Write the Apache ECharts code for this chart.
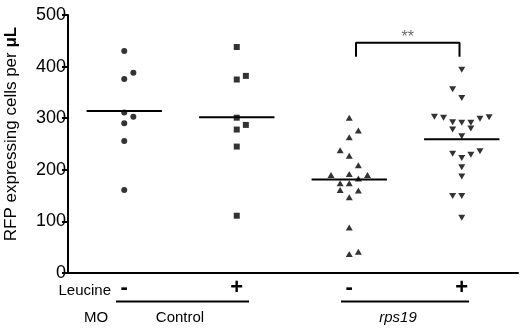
<!DOCTYPE html>
<html>
<head>
<meta charset="utf-8">
<script src="https://cdn.jsdelivr.net/npm/echarts@6/dist/echarts.min.js"></script>
<style>
  html, body { margin: 0; padding: 0; background: #fff; }
  #chart { width: 520px; height: 328px; }
</style>
</head>
<body>
<div id="chart"></div>
<script>
// groups along x (1..4) and their Leucine sign
const groups = ['Control', 'Control', 'rps19', 'rps19']
const leucine = ['-', '+', '-', '+']
const yTicks = [0, 100, 200, 300, 400, 500]

// each point: [column offset in the swarm, value]
const controlMinus = [[0, 430], [0, 376], [1, 388], [0, 311], [1, 303], [0, 290], [0, 256], [0, 161]]
const controlPlus = [[0, 438], [0, 375], [1, 382], [0, 301], [1, 287], [0, 278], [0, 245], [0, 111]]
const rpsMinus = [
  [0, 301], [1, 276], [0, 263], [-1, 238], [0, 227], [1, 209], [-2, 190], [0, 192], [2, 190],
  [1, 183], [-1, 174], [0, 174], [-1, 161], [1, 160], [0, 147], [0, 88], [0, 37], [1, 41]
]
const rpsPlus = [
  [0, 394], [-1, 356], [0, 339], [-3, 303], [-2, 301], [-1, 292], [0, 291], [1, 291], [2, 299],
  [3, 302], [-1, 278], [1, 280], [0, 265], [-1, 231], [0, 223], [1, 229], [2, 236], [0, 205],
  [0, 187], [-1, 149], [0, 149], [0, 107]
]
// mean line per group
const means = [314, 302, 181, 259]
// significance bracket between groups 3 and 4
const bracket = { from: 3, to: 4, top: 446, foot: 419, text: '**' }

const FONT = 'Liberation Sans, Arial, sans-serif'
const step = 0.081   // swarm column width in x units
const halfLine = 0.335

const sets = [controlMinus, controlPlus, rpsMinus, rpsPlus]
const shapes = [
  { symbol: 'circle', size: 6, rotate: 0 },
  { symbol: 'rect', size: 6, rotate: 0 },
  { symbol: 'triangle', size: [7, 6], rotate: 0 },
  { symbol: 'triangle', size: [7, 6], rotate: 180 }
]

const series = []
sets.forEach((pts, i) => {
  series.push({
    type: 'scatter',
    xAxisIndex: 1,
    symbol: shapes[i].symbol,
    symbolSize: shapes[i].size,
    symbolRotate: shapes[i].rotate,
    itemStyle: { color: '#000' },
    silent: true,
    data: pts.map(p => [i + 1 + p[0] * step, p[1]])
  })
  series.push({
    type: 'line',
    xAxisIndex: 1,
    symbol: 'none',
    lineStyle: { color: '#000', width: 2 },
    silent: true,
    data: [[i + 1 - halfLine, means[i]], [i + 1 + halfLine, means[i]]]
  })
})

// bracket
series.push({
  type: 'line',
  xAxisIndex: 1,
  symbol: 'none',
  lineStyle: { color: '#000', width: 2 },
  silent: true,
  data: [
    [bracket.from + 0.06, bracket.foot], [bracket.from + 0.06, bracket.top],
    [bracket.to - 0.02, bracket.top], [bracket.to - 0.02, bracket.foot]
  ]
})
series.push({
  type: 'scatter',
  xAxisIndex: 1,
  symbolSize: 0,
  silent: true,
  label: {
    show: true, position: 'top', distance: -3, formatter: bracket.text,
    color: '#444', fontSize: 16, fontFamily: FONT
  },
  data: [[(bracket.from + bracket.to) / 2 + 0.02, bracket.top]]
})

const chart = echarts.init(document.getElementById('chart'))
chart.setOption({
  animation: false,
  grid: { left: 68, right: 2, top: 15, bottom: 55 },
  xAxis: [
    {
      type: 'category',
      data: groups.map((g, i) => g + leucine[i]),
      axisLine: { lineStyle: { color: '#000', width: 2 } },
      axisTick: { alignWithLabel: true, length: 5, lineStyle: { color: '#000', width: 2 } },
      axisLabel: {
        formatter: (v, i) => leucine[i],
        color: '#000', fontSize: 22, fontWeight: 'bold', fontFamily: FONT, margin: 4
      },
      splitLine: { show: false }
    },
    { type: 'value', min: 0.5, max: 4.5, show: false }
  ],
  yAxis: {
    type: 'value',
    min: yTicks[0],
    max: yTicks[yTicks.length - 1],
    interval: 100,
    axisLine: { show: true, lineStyle: { color: '#000', width: 2 } },
    axisTick: { show: true, length: 6, lineStyle: { color: '#000', width: 2 } },
    axisLabel: { color: '#000', fontSize: 18, fontFamily: FONT, margin: 2 },
    splitLine: { show: false }
  },
  graphic: [
    {
      type: 'text', x: 11, y: 134, rotation: Math.PI / 2,
      style: {
        text: 'RFP expressing cells per {b|μL}',
        rich: { b: { fontWeight: 'bold', fontSize: 17, fontFamily: FONT, fill: '#000' } },
        font: '17px ' + FONT, fill: '#000', align: 'center', verticalAlign: 'middle'
      }
    },
    { type: 'text', x: 111, y: 291, style: { text: 'Leucine', font: '15px ' + FONT, fill: '#000', align: 'right', verticalAlign: 'middle' } },
    { type: 'line', shape: { x1: 116, y1: 301.5, x2: 249, y2: 301.5 }, style: { stroke: '#000', lineWidth: 2 } },
    { type: 'line', shape: { x1: 341, y1: 301.5, x2: 469, y2: 301.5 }, style: { stroke: '#000', lineWidth: 2 } },
    { type: 'text', x: 96, y: 318, style: { text: 'MO', font: '15px ' + FONT, fill: '#000', align: 'center', verticalAlign: 'middle' } },
    { type: 'text', x: 180, y: 318, style: { text: groups[0], font: '15px ' + FONT, fill: '#000', align: 'center', verticalAlign: 'middle' } },
    { type: 'text', x: 398, y: 318, style: { text: groups[2], font: 'italic 15px ' + FONT, fill: '#000', align: 'center', verticalAlign: 'middle' } }
  ],
  series: series
})
</script>
</body>
</html>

*WORK TO DO*: Reproduce the listing word for word and omit its pictures.

*ANSWER TO THIS TASK*:
Write the Apache ECharts code for this chart.
<!DOCTYPE html>
<html>
<head>
<meta charset="utf-8">
<script src="https://cdn.jsdelivr.net/npm/echarts@6/dist/echarts.min.js"></script>
<style>
  html, body { margin: 0; padding: 0; background: #fff; }
  #chart { width: 520px; height: 328px; }
</style>
</head>
<body>
<div id="chart"></div>
<script>
// groups along x (1..4) and their Leucine sign
const groups = ['Control', 'Control', 'rps19', 'rps19']
const leucine = ['-', '+', '-', '+']
const yTicks = [0, 100, 200, 300, 400, 500]

// each point: [column offset in the swarm, value]
const controlMinus = [[0, 430], [0, 376], [1, 388], [0, 311], [1, 303], [0, 290], [0, 256], [0, 161]]
const controlPlus = [[0, 438], [0, 375], [1, 382], [0, 301], [1, 287], [0, 278], [0, 245], [0, 111]]
const rpsMinus = [
  [0, 301], [1, 276], [0, 263], [-1, 238], [0, 227], [1, 209], [-2, 190], [0, 192], [2, 190],
  [1, 183], [-1, 174], [0, 174], [-1, 161], [1, 160], [0, 147], [0, 88], [0, 37], [1, 41]
]
const rpsPlus = [
  [0, 394], [-1, 356], [0, 339], [-3, 303], [-2, 301], [-1, 292], [0, 291], [1, 291], [2, 299],
  [3, 302], [-1, 278], [1, 280], [0, 265], [-1, 231], [0, 223], [1, 229], [2, 236], [0, 205],
  [0, 187], [-1, 149], [0, 149], [0, 107]
]
// mean line per group
const means = [314, 302, 181, 259]
// significance bracket between groups 3 and 4
const bracket = { from: 3, to: 4, top: 446, foot: 419, text: '**' }

const FONT = 'Liberation Sans, Arial, sans-serif'
const step = 0.081   // swarm column width in x units
const halfLine = 0.335

const sets = [controlMinus, controlPlus, rpsMinus, rpsPlus]
const shapes = [
  { symbol: 'circle', size: 6, rotate: 0 },
  { symbol: 'rect', size: 6, rotate: 0 },
  { symbol: 'triangle', size: [7, 6], rotate: 0 },
  { symbol: 'triangle', size: [7, 6], rotate: 180 }
]

const series = []
sets.forEach((pts, i) => {
  series.push({
    type: 'scatter',
    xAxisIndex: 1,
    symbol: shapes[i].symbol,
    symbolSize: shapes[i].size,
    symbolRotate: shapes[i].rotate,
    itemStyle: { color: '#000' },
    silent: true,
    data: pts.map(p => [i + 1 + p[0] * step, p[1]])
  })
  series.push({
    type: 'line',
    xAxisIndex: 1,
    symbol: 'none',
    lineStyle: { color: '#000', width: 2 },
    silent: true,
    data: [[i + 1 - halfLine, means[i]], [i + 1 + halfLine, means[i]]]
  })
})

// bracket
series.push({
  type: 'line',
  xAxisIndex: 1,
  symbol: 'none',
  lineStyle: { color: '#000', width: 2 },
  silent: true,
  data: [
    [bracket.from + 0.06, bracket.foot], [bracket.from + 0.06, bracket.top],
    [bracket.to - 0.02, bracket.top], [bracket.to - 0.02, bracket.foot]
  ]
})
series.push({
  type: 'scatter',
  xAxisIndex: 1,
  symbolSize: 0,
  silent: true,
  label: {
    show: true, position: 'top', distance: -3, formatter: bracket.text,
    color: '#444', fontSize: 16, fontFamily: FONT
  },
  data: [[(bracket.from + bracket.to) / 2 + 0.02, bracket.top]]
})

const chart = echarts.init(document.getElementById('chart'))
chart.setOption({
  animation: false,
  grid: { left: 68, right: 2, top: 15, bottom: 55 },
  xAxis: [
    {
      type: 'category',
      data: groups.map((g, i) => g + leucine[i]),
      axisLine: { lineStyle: { color: '#000', width: 2 } },
      axisTick: { alignWithLabel: true, length: 5, lineStyle: { color: '#000', width: 2 } },
      axisLabel: {
        formatter: (v, i) => leucine[i],
        color: '#000', fontSize: 22, fontWeight: 'bold', fontFamily: FONT, margin: 4
      },
      splitLine: { show: false }
    },
    { type: 'value', min: 0.5, max: 4.5, show: false }
  ],
  yAxis: {
    type: 'value',
    min: yTicks[0],
    max: yTicks[yTicks.length - 1],
    interval: 100,
    axisLine: { show: true, lineStyle: { color: '#000', width: 2 } },
    axisTick: { show: true, length: 6, lineStyle: { color: '#000', width: 2 } },
    axisLabel: { color: '#000', fontSize: 18, fontFamily: FONT, margin: 2 },
    splitLine: { show: false }
  },
  graphic: [
    {
      type: 'text', x: 11, y: 134, rotation: Math.PI / 2,
      style: {
        text: 'RFP expressing cells per {b|μL}',
        rich: { b: { fontWeight: 'bold', fontSize: 17, fontFamily: FONT, fill: '#000' } },
        font: '17px ' + FONT, fill: '#000', align: 'center', verticalAlign: 'middle'
      }
    },
    { type: 'text', x: 111, y: 291, style: { text: 'Leucine', font: '15px ' + FONT, fill: '#000', align: 'right', verticalAlign: 'middle' } },
    { type: 'line', shape: { x1: 116, y1: 301.5, x2: 249, y2: 301.5 }, style: { stroke: '#000', lineWidth: 2 } },
    { type: 'line', shape: { x1: 341, y1: 301.5, x2: 469, y2: 301.5 }, style: { stroke: '#000', lineWidth: 2 } },
    { type: 'text', x: 96, y: 318, style: { text: 'MO', font: '15px ' + FONT, fill: '#000', align: 'center', verticalAlign: 'middle' } },
    { type: 'text', x: 180, y: 318, style: { text: groups[0], font: '15px ' + FONT, fill: '#000', align: 'center', verticalAlign: 'middle' } },
    { type: 'text', x: 398, y: 318, style: { text: groups[2], font: 'italic 15px ' + FONT, fill: '#000', align: 'center', verticalAlign: 'middle' } }
  ],
  series: series
})
</script>
</body>
</html>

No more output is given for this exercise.